Most mature deployments use a combination: human-in-the-loop for new capabilities and high-risk actions, human-on-the-loop for established capabilities with proven reliability. The boundary between these two modes shifts over time as the agent builds its track record.

Supervision Infrastructure and Tooling

Effective supervision requires tooling beyond the agent itself. Operators need dashboards that show agent activity in real time, approval queues that present pending actions with relevant context, audit logs that record every decision and action, and alerting systems that notify operators when anomalies are detected.

The approval queue design significantly affects supervision quality. A queue that shows only the proposed action, without the reasoning behind it, forces the approver to either rubber-stamp without understanding or conduct their own investigation for every item. A well-designed queue shows the action, the reasoning, the relevant context, and the confidence level, enabling informed approval decisions in seconds rather than minutes.

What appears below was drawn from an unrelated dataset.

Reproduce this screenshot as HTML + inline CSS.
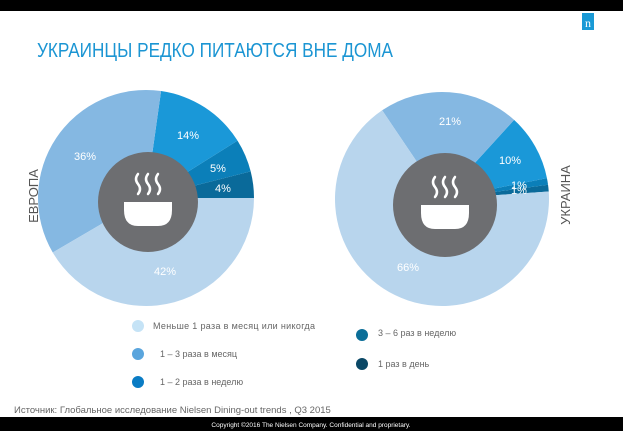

Alerting should be calibrated to avoid fatigue. An alert for every minor deviation produces noise that operators learn to ignore, which means they also miss genuine problems. Alerts should be reserved for situations that genuinely require human attention: performance drops below threshold, budget approaching limits, unusual patterns in agent behavior, or explicit agent requests for help. The goal is a signal-to-noise ratio that keeps operators engaged rather than desensitized.

Key Takeaway

The best supervision model is one that starts strict and expands based on evidence. Structural controls (sandboxes, capability restrictions) are more reliable than behavioral ones (instructions not to do something), and graduated trust expansion keeps the system responsive to the agent's actual performance.